Мой совет пришелся Грегору не по нутру.
— Если он избегает говорить об этом, то, наверное, на то есть весомая причина, и было бы неуважительно с моей стороны…
— Ради всего святого, господин, ради твоей любви к Богу, поставь вопрос ребром! — настаивал я. (Оглядываясь назад, скажу, что, наверное, именно в этот момент я и угодил в ловушку Грегоровой морали. Каждый раз, переходя какой-то Рубикон, я делал последний решительный шаг, в основном просто ради развлечения, чтобы потешить себя.) — Выясни, действительно ли мы отклоняемся от курса в сторону Задара, и если так, то что ты можешь сделать, чтобы не допустить этого. Есть ли цель более высокая, чем достойное выполнение миссии папской армии?
Грегор немного подумал, кусая нижнюю губу. Только сейчас я начал разбираться в характере этого молодого человека: он принадлежал к редкой категории послушных сынов и при этом понятия не имел, как вести за собой. Золотистый свет, переполнявший его существо, когда он делал то, что от него ожидали, превращался в тепловатый серый туман нерешительности, когда ему приходилось чеканить собственные монеты. Такова была ирония судьбы, при том что он невольно оказывал огромное влияние на остальных рыцарей. Я сам был свидетелем того, как на борту «Венеры» другие воины старались подражать Грегору во всем — ив манере говорить, и в манере одеваться, и в прическе. А он этого не замечал. Он делал только то, что считал своим долгом, и предполагал, что остальные рыцари поступают точно так же. На самом деле он совершенно не привык принимать собственные решения по какому-либо вопросу. Поэтому теперь, когда его взгляд сказал, что он наконец-то готов сделать самостоятельный шаг, меня обуяла родительская гордость.
— Ладно, — сказал он. — Я поговорю с ним не откладывая.
Грегор повернулся и направился к носу корабля.
— А тебе не все равно, если армия отклонится от своей божественной цели? — спросила меня Лилиана.
Я скорчил рожу.
— У этой армии нет никакой божественной цели. Я просто хочу как можно быстрее добраться до Александрии и доставить на родину ее высочество.
— За что она тебя благодарит, — бесстрастно сказала Джамиля, хотя ее глаза чуть ли не с тревогой смотрели вслед Грегору.
— Признаю, — добавил я, не удержавшись, — что питаю врожденное неприятие тех, кто пытается завоевать себе подобных. Если это не твое, не трогай, отдай обратно или отдай взамен нечто равноценное, и тогда мы все прекрасно поладим друг с другом. Спасибо за внимание.
— Но то, что ты считаешь своим, является твоим только потому, что ты или твой народ забрал это у кого-то другого, — самодовольно возразил Отто.

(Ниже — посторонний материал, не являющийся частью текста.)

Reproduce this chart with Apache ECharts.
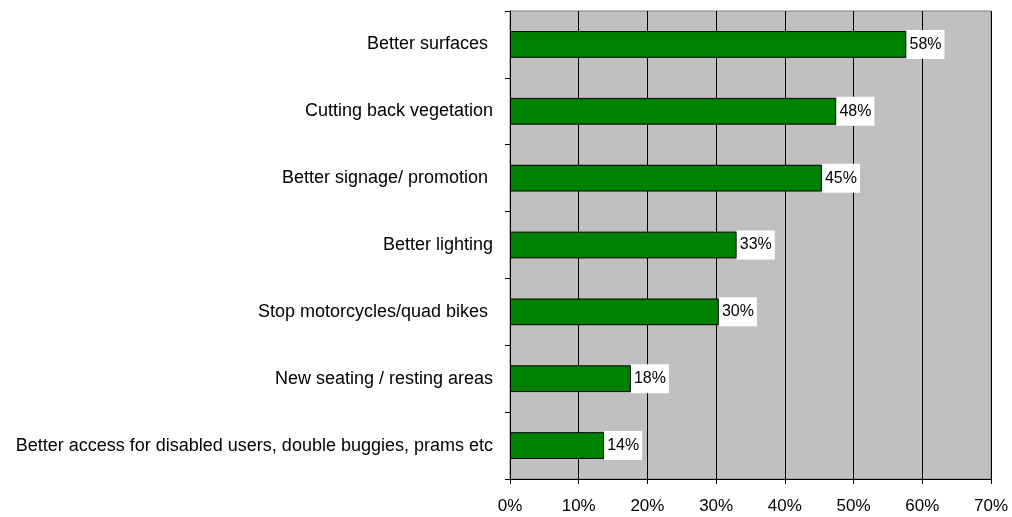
<!DOCTYPE html>
<html><head><meta charset="utf-8">
<script src="https://cdn.jsdelivr.net/npm/echarts@6/dist/echarts.min.js"></script>
<style>html,body{margin:0;padding:0;background:#fff}#c{width:1012px;height:517px}</style>
</head><body><div id="c"></div>
<script>
const categories = [
  "Better access for disabled users, double buggies, prams etc",
  "New seating / resting areas",
  "Stop motorcycles/quad bikes ",
  "Better lighting",
  "Better signage/ promotion ",
  "Cutting back vegetation",
  "Better surfaces "
];
const values = [13.7, 17.6, 30.4, 33.0, 45.4, 47.5, 57.7];
const xTicks = [0, 10, 20, 30, 40, 50, 60, 70];

const chart = echarts.init(document.getElementById('c'));
chart.setOption({
  animation: false,
  grid: { left: 510, right: 21, top: 11, bottom: 38, backgroundColor: '#C0C0C0', show: true, borderColor: '#808080', borderWidth: 1 },
  xAxis: {
    type: 'value', min: xTicks[0], max: xTicks[xTicks.length-1], interval: 10,
    axisLine: { show: true, lineStyle: { color: '#000' } },
    axisTick: { show: true, length: 5, lineStyle: { color: '#000' } },
    axisLabel: { formatter: v => v + '%', color: '#000', fontFamily: 'Liberation Sans', fontSize: 17, margin: 19 },
    splitLine: { show: true, lineStyle: { color: '#000', width: 1 } }
  },
  yAxis: {
    type: 'category', data: categories,
    axisLine: { show: true, lineStyle: { color: '#000' } },
    axisTick: { show: true, length: 5, lineStyle: { color: '#000' } },
    axisLabel: { color: '#000', fontFamily: 'Liberation Sans', fontSize: 18, margin: 17 },
    splitLine: { show: false }
  },
  series: [{
    type: 'bar', data: values, barCategoryGap: '60%',
    itemStyle: { color: '#008000', borderColor: '#000', borderWidth: 1 },
    label: {
      show: true, position: 'right', distance: 0,
      formatter: p => Math.round(p.value) + '%',
      color: '#000', fontFamily: 'Liberation Sans', fontSize: 16,
      backgroundColor: '#fff', padding: [7, 3, 6, 3]
    }
  }]
});
</script></body></html>
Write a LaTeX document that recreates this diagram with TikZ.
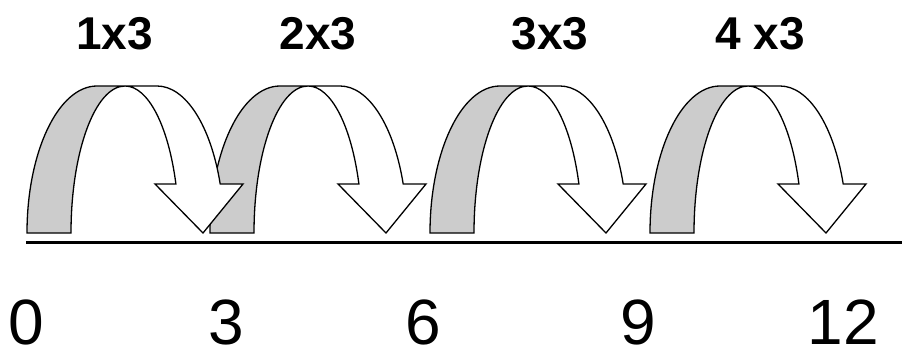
\documentclass[tikz,border=0pt]{standalone}
\usepackage{fontspec}
\setmainfont{Liberation Sans}
\definecolor{bandgray}{RGB}{204,204,204}
\tikzset{
  shapeline/.style={draw=black, line width=1.3pt, line join=miter},
  backband/.style={shapeline, fill=bandgray},
  frontband/.style={shapeline, fill=white},
  steplabel/.style={anchor=base, inner sep=0pt, font=\fontsize{46}{46}\selectfont\bfseries},
  numlabel/.style={anchor=base, inner sep=0pt, text depth=0pt, font=\fontsize{64}{64}\selectfont},
}
\newcommand{\jumparrow}[1]{%
  % gray back part
  \path[backband] (#1,116) arc[start angle=180, end angle=90, x radius=70, y radius=147]
     -- ++(28,0) arc[start angle=90, end angle=180, x radius=54, y radius=147] -- cycle;
  % white front part with head
  \path[frontband] (#1+98,263) arc[start angle=90, end angle=19.47, x radius=54, y radius=147]
     -- (#1+128,165) -- (#1+176,116) -- (#1+216,165) -- (#1+193.2,165)
     arc[start angle=19.47, end angle=90, x radius=67, y radius=147] -- cycle;
}
\begin{document}
\begin{tikzpicture}[x=1pt,y=1pt]
\useasboundingbox (0,0) rectangle (902,349);
\jumparrow{650}
\jumparrow{430}
\jumparrow{210}
\jumparrow{27}
\coordinate (lineA) at (26,107);
\coordinate (lineB) at (902,107);
\draw[line width=3pt] (lineA) -- (lineB);
\node[steplabel] (s1) at (114.5,300) {1x3};
\node[steplabel] (s2) at (318,300) {2x3};
\node[steplabel] (s3) at (550,300) {3x3};
\node[steplabel] (s4) at (760,300) {4 x3};
\node[numlabel] (n0) at (26,5) {0};
\node[numlabel] (n3) at (226,5) {3};
\node[numlabel] (n6) at (423,5) {6};
\node[numlabel] (n9) at (638,5) {9};
\node[numlabel] (n12) at (843,5) {12};
\end{tikzpicture}
\end{document}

Я хмыкнул с превосходством.
— Неправда. Мой народ населял нашу землю от начала мира.
— Сомневаюсь, — сказал Отто. — Кто-то там был все-таки первым.
— Да, мы были первыми! — громко огрызнулся я.
Парочки вокруг нас побросали свои дела и оглянулись.
— Сомневаюсь, — засмеялся Отто.
— Естественно, тебя ведь воспитали с этой верой, — сказала Джамиля.
Я подумал, что она хотела успокоить меня, но в ее устах это прозвучало как-то снисходительно. В голове у меня пронеслось несколько резких ответов, но я прикусил язык. Решил подождать, пока не найду доказательств своих слов, и тогда точно так же снисходительно ей отвечу, и настанет ее черед смущаться в присутствии других.